Initially, the link is unclear, and even at its first mention, it is blurry and hazy. After a phone call with her daughter, Linda reminisces about her youth, the fresh green of the landscape and the “fields and fields of corn and fields of soybeans” (84). I had noted this soybean field in other posts because it appears again and again. And then it all becomes very clear: Linda is one of the Nicely girls, a sister to Patty Nicely. She’s experienced the same heartbreak and trauma connected with her mother’s affair and she’s, somehow, reliving it in her own marriage. While Patty has spent most of her life alone, with a brief marriage, Linda decided she’d rather be married to Jay, allowing and almost condoning his voyeurism, than be alone and “ostracized” like her estranged mother.
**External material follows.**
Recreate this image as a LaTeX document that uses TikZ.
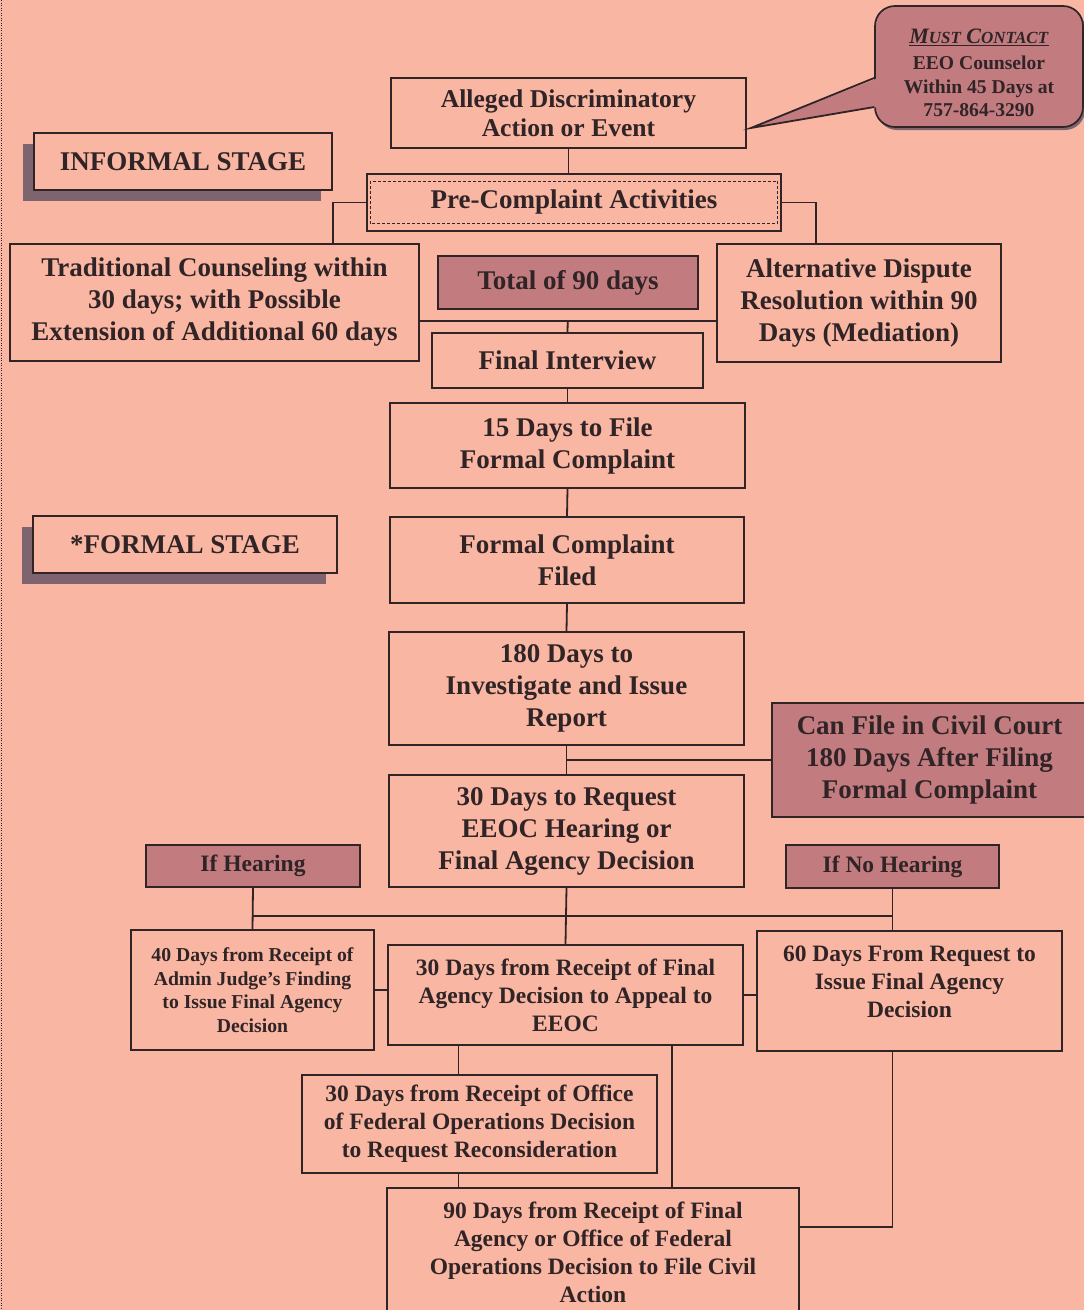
\documentclass[tikz,border=0pt]{standalone}
\usepackage{fontspec}
\setmainfont{Liberation Serif}
\usepackage{xcolor}
\usepackage{tikz}
\usetikzlibrary{positioning, shadows, calc}
\definecolor{fondrose}{RGB}{248,182,163}
\definecolor{mauve}{RGB}{194,124,128}
\definecolor{ombre}{RGB}{126,100,110}
\definecolor{trait}{RGB}{48,36,38}
\newcommand{\grand}{\fontsize{27}{32}\selectfont\bfseries}
\newcommand{\moyen}{\fontsize{23.5}{28}\selectfont\bfseries}
\newcommand{\petit}{\fontsize{19.7}{23.5}\selectfont\bfseries}
\newcommand{\bulletxt}{\fontsize{19.6}{22.5}\selectfont\bfseries}

\begin{document}
\begin{tikzpicture}[x=1pt, y=-1pt,
    boite/.style={rectangle, draw=trait, line width=1.7pt, fill=fondrose, text=trait,
        align=center, inner sep=0pt, font=\grand},
    sombre/.style={boite, fill=mauve},
    etape/.style={boite, line width=2pt,
        drop shadow={shadow xshift=-11pt, shadow yshift=-11pt, fill=ombre, opacity=1}},
    lien/.style={draw=trait, line width=1.8pt}]
    % Fond
    \path[use as bounding box, fill=fondrose] (0,0) rectangle (1084,1310);
    \draw[trait, line width=0.8pt, dash pattern=on 1pt off 1.5pt] (1,0) -- (1,1310);

    % Étape informelle
    \node[boite, minimum width=355pt, minimum height=70pt, font=\fontsize{25.6}{29}\selectfont\bfseries]
        (alleged) at (568.5,113) {Alleged Discriminatory\\Action or Event};
    \node[boite, rounded corners=20pt, fill=mauve, minimum width=208pt, minimum height=121pt,
        font=\bulletxt, drop shadow={shadow xshift=2pt, shadow yshift=-3pt, fill=ombre, opacity=1}]
        (bulle) at (979,66.5) {\rule{0pt}{27pt}\underline{\textit{\fontsize{22}{24}\selectfont M{\fontsize{17}{20}\selectfont UST} C{\fontsize{17}{20}\selectfont ONTACT}}}\\[4pt]
        EEO Counselor\\[1pt]Within 45 Days at\\[1pt]757-864-3290};
    \coordinate (pointe) at ([shift={(4,15)}]alleged.east);
    \fill[mauve] (pointe) -- ([shift={(4,11.5)}]bulle.west) -- ([shift={(4,40.5)}]bulle.west) -- cycle;
    \draw[lien, line join=miter] ([shift={(0,11.5)}]bulle.west) -- (pointe) -- ([shift={(0,40.5)}]bulle.west);

    \node[etape, minimum width=298pt, minimum height=57pt] (informel) at (183,161.5) {INFORMAL STAGE};
    \node[boite, minimum width=414pt, minimum height=57pt] (pre) at (574,202.5) {Pre-Complaint Activities};
    \draw[trait, line width=0.8pt, dash pattern=on 3pt off 2pt]
        ([shift={(4,8)}]pre.north west) rectangle ([shift={(-4,-8)}]pre.south east);
    \node[boite, minimum width=409pt, minimum height=117pt] (tradi) at (214.5,302.5)
        {Traditional Counseling within\\30 days; with Possible\\Extension of Additional 60 days};
    \node[sombre, minimum width=260pt, minimum height=53pt] (total) at (568,282.5) {Total of 90 days};
    \node[boite, minimum width=284pt, minimum height=118pt] (adr) at (859,303)
        {Alternative Dispute\\Resolution within 90\\Days (Mediation)};
    \node[boite, minimum width=271pt, minimum height=55pt] (interview) at (567.5,360.5) {Final Interview};
    \coordinate (carrefour) at ($(total.south)!0.5!(interview.north)$);

    \draw[lien] (alleged.south) -- (alleged.south |- pre.north);
    \draw[lien] (pre.west) -| (informel.east |- tradi.north);
    \draw[lien] (pre.east) -| ([xshift=100pt]adr.north west);
    \draw[lien] (tradi.east |- carrefour) -- (adr.west |- carrefour);
    \draw[lien] (carrefour) -- (interview.north);

    % Étape formelle
    \node[boite, minimum width=355pt, minimum height=85pt] (quinze) at (567.5,445.5)
        {15 Days to File\\Formal Complaint};
    \node[etape, minimum width=304pt, minimum height=57pt] (formel) at (185,544.5) {*FORMAL STAGE};
    \node[boite, minimum width=354pt, minimum height=86pt] (depose) at (567,560) {Formal Complaint\\Filed};
    \node[boite, minimum width=355pt, minimum height=113pt] (enquete) at (566.5,688.5)
        {180 Days to\\Investigate and Issue\\Report};
    \node[sombre, minimum width=315pt, minimum height=114pt] (civil) at (929.5,760)
        {Can File in Civil Court\\180 Days After Filing\\Formal Complaint};
    \node[boite, minimum width=355pt, minimum height=112pt] (audience) at (566.5,831)
        {30 Days to Request\\EEOC Hearing or\\Final Agency Decision};

    \draw[lien] (interview.south) -- (quinze.north);
    \draw[lien] (quinze.south) -- (depose.north);
    \draw[lien] (depose.south) -- (enquete.north);
    \draw[lien] (enquete.south) -- (audience.north);
    \draw[lien] (civil.west) -- (civil.west -| audience.north);

    % Suites possibles
    \node[sombre, minimum width=214pt, minimum height=42pt, font=\moyen] (sioui) at (253,866) {If Hearing};
    \node[sombre, minimum width=213pt, minimum height=43pt, font=\moyen] (sinon) at (892.5,866.5) {If No Hearing};
    \node[boite, minimum width=243pt, minimum height=120pt, font=\petit] (quarante) at (252.5,990)
        {40 Days from Receipt of\\Admin Judge's Finding\\to Issue Final Agency\\Decision};
    \node[boite, minimum width=355pt, minimum height=100pt, font=\moyen] (appel) at (565.5,995)
        {30 Days from Receipt of Final\\Agency Decision to Appeal to\\EEOC};
    \node[boite, minimum width=305pt, minimum height=120pt, font=\moyen] (soixante) at (909.5,991)
        {60 Days From Request to\\Issue Final Agency\\Decision\\[-10pt]};
    \node[boite, minimum width=355pt, minimum height=98pt, font=\moyen] (reexamen) at (479.5,1124)
        {30 Days from Receipt of Office\\of Federal Operations Decision\\to Request Reconsideration};
    \node[boite, minimum width=412pt, minimum height=128pt, font=\moyen] (civile) at (593,1252)
        {90 Days from Receipt of Final\\Agency or Office of Federal\\Operations Decision to File Civil\\Action};
    \coordinate (branche) at ($(audience.south)!0.5!(appel.north)$);

    \draw[lien] (sioui.south) -- (quarante.north);
    \draw[lien] (sioui.south |- branche) -- (sinon.south |- branche);
    \draw[lien] (audience.south) -- (appel.north);
    \draw[lien] (sinon.south) -- (sinon.south |- soixante.north);
    \draw[lien] (quarante.east) -- (quarante.east -| appel.west);
    \draw[lien] (appel.east) -- (appel.east -| soixante.west);
    \draw[lien] ([xshift=-21pt]reexamen.north) -- ([xshift=-21pt]reexamen.north |- appel.south);
    \draw[lien] ([xshift=-21pt]reexamen.south) -- ([xshift=-21pt]reexamen.south |- civile.north);
    \draw[lien] ([xshift=-72pt]appel.south east) -- ([xshift=-72pt]appel.south east |- civile.north);
    \draw[lien] (sinon.south |- soixante.south) |- ([yshift=-40pt]civile.north east);
\end{tikzpicture}
\end{document}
We’ve talked about these linked stories and their ability to stand alone, and this one seems to be more independent than the others. Knowing Linda is the daughter of an adulterous mother seems almost insignificant compared to her husband’s crime. This story is made even more complicated by the fact that Linda has chosen to stay with Jay, she isn’t forced, isn’t even necessarily uncomfortable. The title “Cracked” also seems to have more metaphoric meaning, especially with Karen-Lucie’s line “I have thrown stones at a glass house, and I am sorry.” That house has not cracked but shattered.